Recent studies have demonstrated the influence of reinforcement and parameter optimization in FSW of aluminum alloys. Sabry¹⁴ incorporated Al-SiC matrix reinforcement in dissimilar FSW of AA6061 and AA6082 and reported a significant increment in strength, ductility, and corrosion resistance. Extensive studies by the same author demonstrated that TiB₂ and Al₂O₃ reinforcements in Al6061–Al6082 alloy joints led to superior structural integrity and improved tribological performance¹⁵. The effect of tool parameters on the strength of AA2024 and A356-T6 was also studied extensively, showing notable sensitivity of tensile and impact strengths to tool rotation and traverse speed¹⁶. Additionally, GRA-based Taguchi methods have been used for multi-weld quality optimization in aluminum flange joints^17,18 and for evaluating friction stir welded 6061-T6 flanges¹⁹. Comparative analysis of FSW and TIG welding techniques in AA6082 also indicated differences in joint performance and microhardness profiles²⁰. Other statistical studies have examined how clamping torque, pitch, and rotation speed influence weld quality and defect minimization²¹. These studies provide important benchmarks for mechanical properties in aluminum FSW, where UTS values typically range between 250 and 320 MPa and elongation from 10 to 18%, depending on alloy and processing conditions.

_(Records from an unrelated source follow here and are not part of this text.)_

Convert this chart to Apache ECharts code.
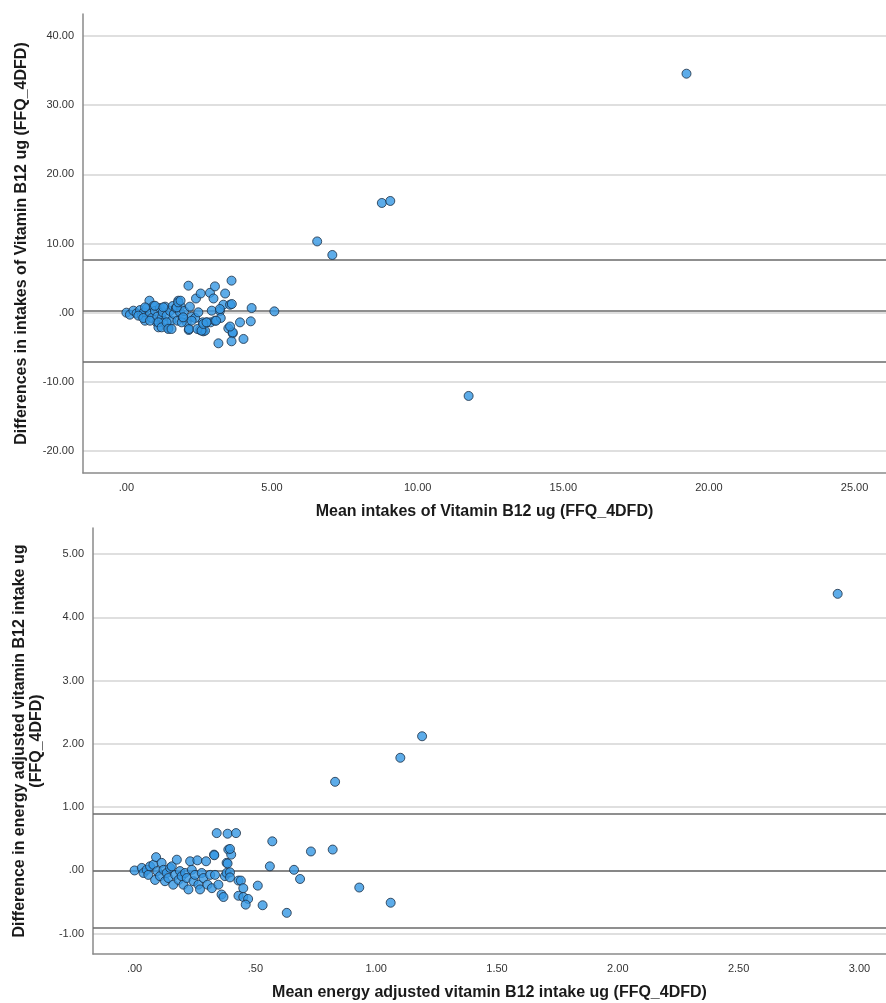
<!DOCTYPE html>
<html>
<head>
<meta charset="utf-8">
<script src="https://cdn.jsdelivr.net/npm/echarts@6/dist/echarts.min.js"></script>
<style>
html,body{margin:0;padding:0;background:#fff;}
#chart{width:886px;height:1003px;}
</style>
</head>
<body>
<div id="chart"></div>
<script>
// ---- Top chart: raw intakes (mean vs difference) ----
const topMean = [0.0,0.12,0.24,0.35,0.47,0.53,0.60,0.64,0.70,0.79,0.81,0.87,0.93,0.98,1.04,1.06,1.10,1.15,1.21,1.25,1.29,1.33,1.38,1.44,1.50,1.55,1.59,1.63,1.70,1.75,1.78,1.84,1.86,1.93,1.98,2.07,2.13,2.14,2.18,2.24,2.36,2.39,2.47,2.53,2.55,2.62,2.64,2.70,2.76,2.87,2.89,2.99,3.04,3.04,3.16,3.21,3.24,3.33,3.39,3.50,3.56,3.61,3.65,3.61,3.90,4.02,4.27,4.30,5.08,
  0.41,0.58,0.64,0.81,0.98,1.10,1.21,1.27,1.38,1.44,1.55,1.73,1.78,1.86,1.90,1.95,2.15,2.24,2.44,2.58,2.64,2.75,2.93,3.08,3.21,3.62,3.65,3.56,
  6.55,7.07,8.77,9.06,11.75,19.23];
const topDiff = [0.0,-0.29,0.29,-0.10,0.38,-0.43,0.05,-1.16,0.67,1.73,-0.19,-0.77,0.96,0.24,-1.40,-0.58,-2.12,0.67,-0.77,0.05,-1.40,0.87,-0.43,-2.22,0.24,-1.16,0.96,-0.19,0.67,-1.16,1.73,0.05,0.96,-0.77,0.24,-1.40,3.90,-2.50,0.87,-0.58,-0.77,2.05,0.05,-2.50,2.77,-1.40,-2.70,-2.60,-1.40,2.87,-1.40,2.05,3.80,-1.16,-4.43,0.24,-0.77,1.15,2.77,-2.27,1.15,4.63,-3.00,-4.14,-1.40,-3.80,-1.25,0.67,0.19,
  -0.43,-0.77,0.77,-1.16,1.00,-1.40,-2.12,0.77,-1.40,-2.36,-2.36,0.77,1.49,1.73,-1.40,-0.67,-2.36,-1.16,-2.36,-2.60,-1.63,-1.40,0.29,-1.16,0.53,1.25,-2.85,-2.00,
  10.30,8.34,15.86,16.15,-12.04,34.55];
const topRefLines = [7.66, 0.29, -7.08];
const topXTicks = [0, 5, 10, 15, 20, 25];
const topYTicks = [-20, -10, 0, 10, 20, 30, 40];

// ---- Bottom chart: energy adjusted intakes ----
const botMean = [0.0,0.03,0.037,0.05,0.057,0.064,0.078,0.085,0.089,0.094,0.105,0.112,0.12,0.126,0.133,0.14,0.147,0.154,0.16,0.168,0.175,0.182,0.188,0.195,0.202,0.209,0.216,0.223,0.23,0.237,0.244,0.25,0.26,0.264,0.271,0.278,0.285,0.296,0.302,0.313,0.32,0.329,0.333,0.347,0.36,0.368,0.374,0.381,0.381,0.388,0.43,0.43,0.34,0.385,0.42,0.33,0.40,0.385,
  0.57,0.73,0.82,0.56,0.66,0.685,0.44,0.51,0.45,0.45,0.47,0.46,0.53,0.63,0.93,1.06,0.395,0.395,0.395,
  0.83,1.10,1.19,2.91];
const botDiff = [0.0,0.04,-0.04,0.01,-0.07,0.065,0.09,-0.15,0.21,-0.01,-0.09,0.12,0.01,-0.17,-0.04,-0.12,0.04,0.065,-0.225,-0.07,0.17,-0.15,-0.01,-0.09,-0.225,-0.04,-0.12,-0.30,0.145,0.01,-0.17,-0.07,0.16,-0.225,-0.30,-0.04,-0.12,0.145,-0.225,-0.07,-0.28,0.25,-0.07,-0.225,-0.38,-0.42,-0.09,-0.04,0.12,0.33,-0.16,-0.40,0.59,0.58,0.59,0.24,0.25,0.11,
  0.46,0.30,0.33,0.065,0.01,-0.135,-0.16,-0.24,-0.28,-0.42,-0.45,-0.54,-0.55,-0.67,-0.27,-0.51,0.34,-0.03,-0.11,
  1.40,1.78,2.12,4.37];
const botRefLines = [0.90, 0.0, -0.905];
const botXTicks = [0, 0.5, 1, 1.5, 2, 2.5, 3];
const botYTicks = [-1, 0, 1, 2, 3, 4, 5];

const fmt = v => {
  let s = Math.abs(v).toFixed(2);
  if (s.startsWith('0.')) s = s.slice(1);
  return (v < 0 ? '-' : '') + s;
};
const zip = (a, b) => a.map((v, i) => [v, b[i]]);

const FONT = "'Liberation Sans', Arial, sans-serif";
const gridLine = { show: true, lineStyle: { color: '#d4d4d4', width: 1.5 } };
const axisLine = { show: true, onZero: false, lineStyle: { color: '#8a8a8a', width: 1.5 } };
const labelStyle = { color: '#333', fontSize: 11, fontFamily: FONT, formatter: fmt, margin: 9 };
const nameStyle = { color: '#1a1a1a', fontSize: 16, fontWeight: 'bold', fontFamily: FONT, lineHeight: 17 };

function valAxis(gridIndex, min, max, ticks, extra) {
  return Object.assign({
    type: 'value', gridIndex, min, max,
    axisLine, axisTick: { show: false, customValues: ticks },
    axisLabel: Object.assign({ customValues: ticks }, labelStyle),
    splitLine: gridLine,
    nameTextStyle: nameStyle, nameLocation: 'middle'
  }, extra);
}

const pointStyle = { color: '#3597e3', borderColor: '#1b2d42', borderWidth: 1 };
const refLineStyle = { color: '#6a6a6a', width: 1.6, type: 'solid' };

function scatter(idx, xs, ys, lines) {
  return {
    type: 'scatter', xAxisIndex: idx, yAxisIndex: idx,
    data: zip(xs, ys), symbolSize: 9, itemStyle: pointStyle,
    z: 5, silent: true,
    markLine: {
      silent: true, symbol: ['none', 'none'], label: { show: false },
      lineStyle: refLineStyle, animation: false,
      data: lines.map(v => ({ yAxis: v }))
    }
  };
}

const chart = echarts.init(document.getElementById('chart'), null, { renderer: 'canvas' });
chart.setOption({
  animation: false,
  backgroundColor: '#fff',
  grid: [
    { left: 83, top: 14, right: 0, height: 459, containLabel: false, outerBoundsMode: 'none' },
    { left: 93, top: 528, right: 0, height: 426, containLabel: false, outerBoundsMode: 'none' }
  ],
  xAxis: [
    valAxis(0, -1.49, 26.08, topXTicks, { name: 'Mean intakes of Vitamin B12 ug (FFQ_4DFD)', nameGap: 30, splitLine: { show: false } }),
    valAxis(1, -0.172, 3.11, botXTicks, { name: 'Mean energy adjusted vitamin B12 intake ug (FFQ_4DFD)', nameGap: 30, splitLine: { show: false } })
  ],
  yAxis: [
    valAxis(0, -23.18, 43.18, topYTicks, { name: 'Differences in intakes of Vitamin B12 ug (FFQ_4DFD)', nameGap: 53 }),
    valAxis(1, -1.32, 5.41, botYTicks, { name: 'Difference in energy adjusted vitamin B12 intake ug\n(FFQ_4DFD)', nameGap: 48 })
  ],
  series: [
    scatter(0, topMean, topDiff, topRefLines),
    scatter(1, botMean, botDiff, botRefLines)
  ]
});
</script>
</body>
</html>
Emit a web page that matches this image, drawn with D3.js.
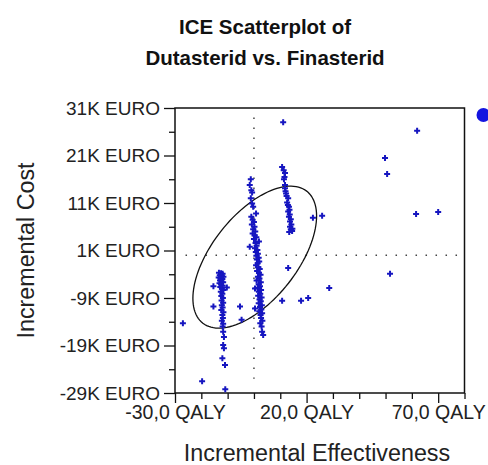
<!DOCTYPE html>
<html>
<head>
<meta charset="utf-8">
<script src="https://cdn.jsdelivr.net/npm/d3@7/dist/d3.min.js"></script>
<style>
  html, body { margin: 0; padding: 0; background: #fff; }
  svg { display: block; font-family: "Liberation Sans", Arial, sans-serif; }
</style>
</head>
<body>
<svg id="chart" width="488" height="465"></svg>
<script>
// ---------- data ----------
const titleLines = ["ICE Scatterplot of", "Dutasterid vs. Finasterid"];
const xLabel = "Incremental Effectiveness";
const yLabel = "Incremental Cost";

const xMajorTicks = [-30, 20, 70];
const xMajorLabels = ["-30,0 QALY", "20,0 QALY", "70,0 QALY"];
const xMinorTicks = [-20, -10, 0, 10, 30, 40, 50, 60, 80];
const yMajorTicks = [31, 21, 11, 1, -9, -19, -29];
const yMajorLabels = ["31K EURO", "21K EURO", "11K EURO", "1K EURO", "-9K EURO", "-19K EURO", "-29K EURO"];
const yMinorTicks = [26, 16, 6, -4, -14, -24];

// incremental effectiveness (QALY) of each simulated pair
const effect = [
  // cluster near 0 QALY
  -1.2,-1.6,-1.0,-0.7,-1.2,-0.7,-0.3,0.8,-1.0,-0.5,0.0,-0.8,0.2,-0.3,0.5,-0.5,0.3,0.9,0.0,1.9,0.6,-1.6,1.0,0.4,1.3,0.7,1.5,0.9,1.8,1.1,
  2.0,1.4,0.8,1.7,2.2,1.2,1.9,2.5,1.5,2.1,1.0,2.6,1.8,2.3,0.4,1.4,2.7,1.9,2.4,1.6,2.9,2.1,2.6,1.8,3.0,2.3,0.4,2.8,2.0,3.1,
  2.5,2.7,3.2,2.4,2.9,3.1,3.5,
  // cluster near -12 QALY
  -13.3,-12.5,-11.9,-13.0,-12.2,-11.6,-13.4,-12.7,-12.0,-12.9,-12.3,-11.7,-13.1,-12.5,-11.9,-12.8,-12.2,-11.6,-12.6,-12.0,
  -12.4,-11.8,-12.3,-11.7,-12.2,-11.9,-12.4,-11.6,-12.0,-11.8,-12.2,-11.7,-11.9,-11.7,-11.4,-11.7,-11.4,-12.0,-11.0,-10.9,
  -15.4,-10.3,-15.4,-5.3,-4.7,-19.7,-27.0,
  // cluster near 12 QALY
  11.1,10.7,11.3,11.8,11.6,11.4,11.8,11.8,12.0,12.2,12.4,13.0,12.6,12.9,13.3,13.5,13.0,13.6,13.3,14.0,13.7,14.2,13.7,14.6,14.0,13.4,14.5,
  // scattered
  22.4,25.9,13.0,10.7,17.9,20.6,28.6,49.8,50.6,62.0,61.6,70.0,51.7
];
// incremental cost (K EURO) of each simulated pair
const cost = [
  16.0,14.8,13.7,13.2,12.0,10.9,10.2,8.8,8.1,7.5,7.0,6.5,6.0,5.5,5.0,4.6,4.2,3.8,3.4,2.9,2.6,1.8,2.0,1.5,1.1,0.7,0.3,-0.1,-0.5,-0.9,
  -1.3,-1.7,-2.1,-2.5,-2.9,-3.3,-3.7,-4.1,-4.5,-4.9,-5.3,-5.7,-6.1,-6.5,-7.0,-6.9,-7.3,-7.7,-8.1,-8.5,-8.9,-9.3,-9.7,-10.1,-10.5,-10.9,-11.2,-11.4,-11.8,-12.2,
  -12.6,-13.2,-13.8,-14.3,-15.0,-16.1,-16.8,
  -3.7,-3.8,-3.9,-4.2,-4.3,-4.5,-4.7,-4.8,-5.0,-5.3,-5.5,-5.7,-5.9,-6.1,-6.4,-6.7,-7.0,-7.3,-7.7,-8.1,
  -8.6,-9.0,-9.5,-10.0,-10.5,-11.0,-11.5,-12.0,-12.6,-13.2,-13.8,-14.4,-15.0,-16.1,-17.2,-18.9,-19.6,-21.7,-23.1,-28.2,
  -6.5,-6.8,-10.8,-10.8,-13.6,-26.5,-14.3,
  28.0,18.6,17.9,17.3,16.5,16.0,14.8,14.1,13.5,13.0,12.5,12.0,11.1,10.6,10.2,9.6,9.2,8.6,8.1,7.6,7.1,6.5,6.0,5.6,5.5,4.9,5.1,
  7.9,8.3,-2.7,-9.6,-9.6,-9.0,-6.9,20.5,17.1,26.2,8.7,9.1,-3.9
];

// confidence ellipse: centre (QALY, K EURO), spreads and correlation
const ellipseCenter = [0.3, -0.4];
const ellipseSpread = [23.5, 14.95];
const ellipseRho = 0.58;

// reference cross-hair (origin) extents
const refVertical = [29, -26];   // K EURO span of dotted line at 0 QALY
const refHorizontal = [-26, 78]; // QALY span of dotted line at 0 EURO

// ---------- layout ----------
const svg = d3.select("#chart");
const L = 175, R = 464.5, T = 108, B = 393;
const x = d3.scaleLinear().domain([-30, 80]).range([L, R]);
const y = d3.scaleLinear().domain([-29, 31]).range([B, T]);
const blue = "#1616c0";

// title
svg.append("text").attr("x", 265).attr("y", 34).attr("text-anchor", "middle")
  .attr("font-size", 20.5).attr("font-weight", "bold").attr("fill", "#111")
  .text(titleLines[0]);
svg.append("text").attr("x", 265).attr("y", 65).attr("text-anchor", "middle")
  .attr("font-size", 20.5).attr("font-weight", "bold").attr("fill", "#111")
  .text(titleLines[1]);

// axis titles
svg.append("text").attr("transform", `translate(34,${(T + B) / 2}) rotate(-90)`)
  .attr("text-anchor", "middle").attr("font-size", 23.3).attr("fill", "#222")
  .text(yLabel);
svg.append("text").attr("x", 317).attr("y", 461).attr("text-anchor", "middle")
  .attr("font-size", 23.3).attr("fill", "#222")
  .text(xLabel);

// frame
svg.append("rect").attr("x", L).attr("y", T).attr("width", R - L).attr("height", B - T)
  .attr("fill", "none").attr("stroke", "#111").attr("stroke-width", 1.5);

// y axis
const yAxisMajor = d3.axisLeft(y).tickValues(yMajorTicks).tickSize(11).tickPadding(4)
  .tickFormat((d, i) => yMajorLabels[i]);
const gy = svg.append("g").attr("transform", `translate(${L},0)`).call(yAxisMajor);
gy.select(".domain").remove();
gy.selectAll("text").attr("font-size", 19).attr("fill", "#222").attr("font-family", "Liberation Sans, Arial, sans-serif");
gy.selectAll("line").attr("stroke", "#111").attr("stroke-width", 1.3);
const gyMinor = svg.append("g").attr("transform", `translate(${L},0)`)
  .call(d3.axisLeft(y).tickValues(yMinorTicks).tickSize(6).tickFormat(""));
gyMinor.select(".domain").remove();
gyMinor.selectAll("line").attr("stroke", "#111").attr("stroke-width", 1.3);

// x axis
const xAxisMajor = d3.axisBottom(x).tickValues(xMajorTicks).tickSize(10).tickPadding(2)
  .tickFormat((d, i) => xMajorLabels[i]);
const gx = svg.append("g").attr("transform", `translate(0,${B})`).call(xAxisMajor);
gx.select(".domain").remove();
gx.selectAll("text").attr("font-size", 19.5).attr("fill", "#222").attr("font-family", "Liberation Sans, Arial, sans-serif");
gx.selectAll("line").attr("stroke", "#111").attr("stroke-width", 1.3);
const gxMinor = svg.append("g").attr("transform", `translate(0,${B})`)
  .call(d3.axisBottom(x).tickValues(xMinorTicks).tickSize(6).tickFormat(""));
gxMinor.select(".domain").remove();
gxMinor.selectAll("line").attr("stroke", "#111").attr("stroke-width", 1.3);

// dotted reference lines
svg.append("line").attr("x1", x(0)).attr("x2", x(0))
  .attr("y1", y(refVertical[0])).attr("y2", y(refVertical[1]))
  .attr("stroke", "#444").attr("stroke-width", 1.5).attr("stroke-dasharray", "1.5 8.5");
svg.append("line").attr("x1", x(refHorizontal[0])).attr("x2", x(refHorizontal[1]))
  .attr("y1", y(0)).attr("y2", y(0))
  .attr("stroke", "#444").attr("stroke-width", 1.5).attr("stroke-dasharray", "1.5 8.5");

// ellipse
const angles = d3.range(0, 361, 3).map(a => a * Math.PI / 180);
const ellPts = angles.map(t => {
  const ex = ellipseCenter[0] + ellipseSpread[0] * Math.cos(t);
  const ey = ellipseCenter[1] + ellipseSpread[1] * (ellipseRho * Math.cos(t) + Math.sqrt(1 - ellipseRho * ellipseRho) * Math.sin(t));
  return [x(ex), y(ey)];
});
svg.append("path").attr("d", d3.line().curve(d3.curveLinearClosed)(ellPts))
  .attr("fill", "none").attr("stroke", "#111").attr("stroke-width", 1.3);

// points
const pts = effect.map((e, i) => ({ e, c: cost[i] }));
const sym = d3.symbol().type(d3.symbolCross).size(20);
svg.append("g").selectAll("path").data(pts).join("path")
  .attr("transform", d => `translate(${x(d.e)},${y(d.c)})`)
  .attr("d", sym).attr("fill", blue);

// legend marker
svg.append("circle").attr("cx", R + 19).attr("cy", T + 7).attr("r", 7).attr("fill", "#1414e0");
</script>
</body>
</html>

While several studies have reported microstructural evolution in different FSW zones, limited work has focused on correlating these structural changes with optimized mechanical performance in AISI 1018 carbon steel using integrated multi-response decision-making techniques. In addition, tensile strength, ductility, and impact resistance trade-offs have not been addressed systematically, which complicates finding universally ideal welding conditions.

This research addresses these gaps by systematically investigating the effects of key FSW parameters through an orthogonal array design, experimental evaluation, and both single and multi-response optimization. The novelty of this study lies in the integrated use of GRA and PCA for multi-objective optimization, enabling a comprehensive correlation between mechanical properties and microstructural evolution. This approach is largely unexplored in the context of AISI 1018 carbon steel, where most previous studies focus on aluminum alloys or single-response methods.

Experimentation

Selection of machine tool for experimentation

A custom-built Friction Stir Welding (FSW) machine was employed for the present study. The machine (Model: FSW-4T-HYD) has been developed using modular industrial components such as a high-torque STARK spindle system, hydraulic actuators, and programmable control for feed and thrust. The machine tool setup used in the present study is shown in Fig. 1, and its technical specifications are presented in Table 1.

Fig. 1

The FSW setup used in the current investigation.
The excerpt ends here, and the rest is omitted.